Monday, Oct. 26, 1998
What Makes A Good College
By Barrett Seaman
It is the season of high anxiety and road trips. Across the U.S., the families of more than a million high school seniors--at least those who did not do so this July and August--are spending a good portion of this autumn visiting college campuses. As the days dwindle down to a precious few before applications are due, the students are struggling to find--and get into--a college or university that will bestow upon them a pedigree ensuring success in life. Poised to court them are college-admissions staffs bristling with view books, videos and other lures of modern marketing, eager to deliver to their faculties and coaches talented youngsters who will reflect well on the institution.
In the midst of the frenzied ritual is a battalion of college guides offering to lead families through the thicket of come-ons and promises. Among these are venerable tomes such as The Fiske Guide to Colleges and Peterson's Four-Year Colleges, as well as recent entries that include products from TIME and Newsweek, each paired with a test-preparation service--TIME with The Princeton Review and Newsweek with Kaplan. The most watched of these guides is the annual ranking of America's "best" colleges and universities by U.S. News & World Report. The U.S. News formula has evolved over 12 years into a complex calculation that purports to measure quality by quantifying 16 characteristics, including SAT/ACT scores, high school class ranks of freshmen, rates of retention, alumni giving and average faculty salaries.
The list has enormous market appeal. The issue that features the rankings has become what the guide's founding editor, Mel Elfin, has described as the U.S. News equivalent of SPORTS ILLUSTRATED's annual swimsuit issue: it is one of the best-selling issues of the year.
The rankings have also become enormously controversial. Among the schools critical of the system are members of U.S. News's own top-25 club: Berkeley, Tufts, Rice, M.I.T. and Wesleyan. Critics rally around Stanford president Gerhard Casper's censure of the "specious formulas and spurious precision" of the lists. What is wrong, many say, is that the conclusions are based too much on input--the current reputation of each school and the attributes of incoming students. More helpful, they say, would be a measure of output--what consumers (that's what applicants really are) are likely to get in exchange for as much as $120,000 at today's prices.
The movement toward output-based evaluations has been gathering momentum. New York State has announced that it is developing a system to measure, among other things, the value of a degree from each of its 263 degree-granting institutions, both public and private, two-year and four-year. The Carnegie Foundation, which developed the first college classification back in 1970, is overhauling its taxonomy to reflect the changes in many institutions. The explosion in the number of commuter colleges and, most recently, "virtual" universities that teach over the Internet poses a new dimension to these earlier classifications. Currently, only 1 out of every 4 college students in the U.S. is an 18-to-21-year-old attending a traditional four-year college on a full-time basis.

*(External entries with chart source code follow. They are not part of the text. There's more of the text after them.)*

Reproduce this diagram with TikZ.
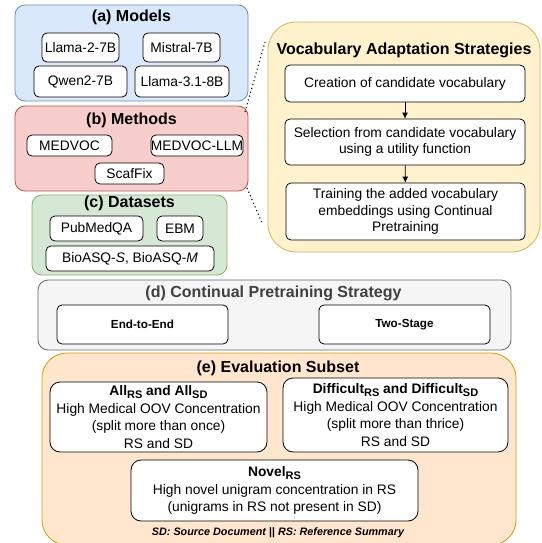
\documentclass[tikz,border=0pt]{standalone}
\usepackage{fontspec}
\setmainfont{Liberation Sans}
\usetikzlibrary{arrows,arrows.meta,positioning,shapes}
\definecolor{blueF}{HTML}{DAE8FC}
\definecolor{blueD}{HTML}{6C8EBF}
\definecolor{redF}{HTML}{F8CECC}
\definecolor{redD}{HTML}{B85450}
\definecolor{greenF}{HTML}{D5E8D4}
\definecolor{greenD}{HTML}{82B366}
\definecolor{yelF}{HTML}{FFF2CC}
\definecolor{yelD}{HTML}{D6B656}
\definecolor{grayF}{HTML}{F5F5F5}
\definecolor{grayD}{HTML}{666666}
\definecolor{grayT}{HTML}{404040}
\definecolor{orF}{HTML}{FFE6CC}
\definecolor{orD}{HTML}{D79B00}
\newcommand\grpfont{\fontsize{16}{19}\selectfont\bfseries}
\newcommand\itmfont{\fontsize{13.8}{16.5}\selectfont}
\newcommand\evlfont{\fontsize{13.8}{17.5}\selectfont}
\newcommand\smlfont{\fontsize{11.7}{14}\selectfont\bfseries}
\newcommand\notefont{\fontsize{10.8}{13}\selectfont\bfseries\itshape}
\newcommand\lowsub[1]{\raisebox{-0.45ex}{\fontsize{11}{11}\selectfont #1}}
\tikzset{
  grp/.style={draw,line width=0.8pt,rounded corners=10pt},
  itm/.style={draw,line width=0.8pt,rounded corners=5pt,fill=white,inner sep=0pt,align=center,font=\itmfont},
  ttl/.style={font=\grpfont},
  flow/.style={-{Latex[length=6pt,width=6pt]},line width=0.8pt},
}

\begin{document}
\begin{tikzpicture}[x=1pt,y=-1pt]
	\useasboundingbox (0,0) rectangle (541,543);
	
	% (a) Models
	\node[grp,fill=blueF,draw=blueD,minimum width=233pt,minimum height=96pt] at (131.5,53) (mod) {};
	\node[ttl] at (131.5,17) (modt) {(a) Models};
	\node[itm,minimum width=77pt,minimum height=29pt] at (80.5,47.5) (llama2) {Llama-2-7B};
	\node[itm,minimum width=77pt,minimum height=29pt] at (181.5,47.5) (mistral) {Mistral-7B};
	\node[itm,minimum width=93pt,minimum height=31pt] at (80.5,81.5) (qwen) {Qwen2-7B};
	\node[itm,minimum width=94pt,minimum height=31pt] at (182,81.5) (llama31) {Llama-3.1-8B};
	
	% (b) Methods
	\node[grp,fill=redF,draw=redD,minimum width=233pt,minimum height=85pt] at (131.5,148.5) (meth) {};
	\node[ttl] at (131.5,120) (metht) {(b) Methods};
	\node[itm,minimum width=85pt,minimum height=21pt] at (69.5,145.5) (medvoc) {MEDVOC};
	\node[itm,minimum width=92pt,minimum height=21pt] at (197,145.5) (medllm) {MEDVOC-LLM};
	\node[itm,minimum width=69pt,minimum height=21pt] at (129.5,173.5) (scaf) {ScafFix};
	
	% (c) Datasets
	\node[grp,fill=greenF,draw=greenD,minimum width=195pt,minimum height=80pt] at (129.5,235) (data) {};
	\node[ttl] at (129.5,203) (datat) {(c) Datasets};
	\node[itm,minimum width=93pt,minimum height=25pt] at (96.5,228.5) (pubmed) {PubMedQA};
	\node[itm,minimum width=46pt,minimum height=25pt] at (180,228.5) (ebm) {EBM};
	\node[itm,minimum width=168pt,minimum height=25pt] at (130,258.5) (bioasq) {BioASQ-\textit{S}, BioASQ-\textit{M}};
	
	% vocabulary adaptation
	\node[grp,rounded corners=28pt,fill=yelF,draw=yelD,minimum width=272pt,minimum height=230pt] at (404,137) (voc) {};
	\node[ttl] at (404,50) (voct) {Vocabulary Adaptation Strategies};
	\node[itm,minimum width=240pt,minimum height=37pt] at (405,83.5) (creat) {Creation of candidate vocabulary};
	\node[itm,minimum width=240pt,minimum height=46pt] at (405,142) (select) {Selection from candidate vocabulary\\using a utility function};
	\node[itm,minimum width=239pt,minimum height=57pt] at (405.5,211.5) (train) {Training the added vocabulary\\embeddings using Continual\\Pretraining};
	\draw[flow] (creat) -- (select);
	\draw[flow] (select) -- (train);
	
	\coordinate (m1) at (245,112);
	\coordinate (v1) at (265,42);
	\coordinate (m2) at (247,188);
	\coordinate (v2) at (262,223);
	\draw[line width=1.1pt,dash pattern=on 1.1pt off 2.9pt] (m1) -- (v1);
	\draw[line width=1.1pt,dash pattern=on 1.1pt off 2.9pt] (m2) -- (v2);
	
	% (d) Continual pretraining
	\node[grp,fill=grayF,draw=grayD,minimum width=473pt,minimum height=70pt] at (274.5,315) (cpt) {};
	\node[ttl,text=grayT] at (273.5,293) (cptt) {(d) Continual Pretraining Strategy};
	\node[itm,font=\smlfont,minimum width=171pt,minimum height=39pt] at (142.5,324.5) (e2e) {End-to-End};
	\node[itm,font=\smlfont,minimum width=171pt,minimum height=39pt] at (404.5,324.5) (two) {Two-Stage};
	
	% (e) Evaluation subset
	\node[grp,rounded corners=25pt,fill=orF,draw=orD,minimum width=474pt,minimum height=192pt] at (279,449) (eval) {};
	\node[ttl] at (278,368) (evalt) {(e) Evaluation Subset};
	\node[itm,font=\evlfont,rounded corners=10pt,minimum width=217pt,minimum height=70pt] at (158.5,417) (all) {\textbf{All\lowsub{RS} and All\lowsub{SD}}\\High Medical OOV Concentration\\(split more than once)\\RS and SD};
	\node[itm,font=\evlfont,rounded corners=10pt,minimum width=225pt,minimum height=74pt] at (395.5,415) (diff) {\textbf{Difficult\lowsub{RS} and Difficult\lowsub{SD}}\\High Medical OOV Concentration\\(split more than thrice)\\RS and SD};
	\node[itm,font=\evlfont,rounded corners=10pt,minimum width=287pt,minimum height=61pt] at (274.5,490.5) (novel) {\textbf{Novel\lowsub{RS}}\\High novel unigram concentration in RS\\(unigrams in RS not present in SD)};
	\node[font=\notefont] at (278,533) (note) {SD: Source Document || RS: Reference Summary};

\end{tikzpicture}
\end{document}
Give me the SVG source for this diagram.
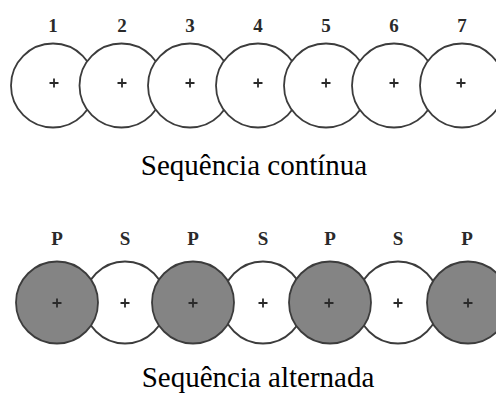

One of the more advanced--and intriguing--of the emerging classifications is being developed by Robert Zemsky at the University of Pennsylvania. Zemsky, who directs Penn's Institute for Research on Higher Education and is a principal researcher with the National Center for Postsecondary Improvement, says that by 2000 he will produce a kind of Consumer Reports on American colleges and universities that will rate schools by a new measure: how their graduates fare after they leave school. Fifteen schools have signed on to his pilot program, which has funding from the U.S. Department of Education.
What Zemsky wants to know is this: What does a degree from Harvard, Hamilton or Humboldt State get you in life? Is it worth the investment? To test his methodology, Zemsky identified seven market segments and recruited 15 institutions--members of the 160-campus Knight Collaborative--that spread across all seven. He had them survey their class-of-1992 graduates six years out of college. Over the course of nine months, the participating schools were able to get a 48% response rate.
Predictably, what Zemsky calls "name-brand" schools produced more doctors and lawyers, while the "core" schools (a segment that includes most state universities) turned out more scientists and engineers, and "convenience" schools (which tend to sell education by the piece) turned out more teachers and nurses. Only name-brand schools sent a majority of graduates on to some form of further education. Name brands top Zemsky's "academic confidence" tests as well.
On the other hand, the name brands did not necessarily lead the pack in graduates' income levels. "Parents have three questions," says Zemsky. "Economically, what is going to happen to my kid? Will this institution equip my child in ways that generate confidence? Will I be able to find some diamonds in the rough?" Zemsky's scheme "got us all thinking about how we evaluate ourselves," says Freeman Hrabowski III, president of the University of Maryland, Baltimore County. "And the emphasis is correct; it's on outcomes. Parents can now say, 'My son or daughter is interested in becoming a scientist. What's your record in producing scientists?'"
The greatest doubts center on the validity of Zemsky's measures of such amorphous qualities as "confidence," which struck some of the participants as mushy. "He's got to be a bit sharper in defining the qualitative measures," says David Paris, associate dean of faculty at Hamilton College. Zemsky plans to do a second test this coming year and hopes to have the project up to scale with 600 institutions by 2001. If the schedule holds, future collegians may have a better view of what they're buying in the next century.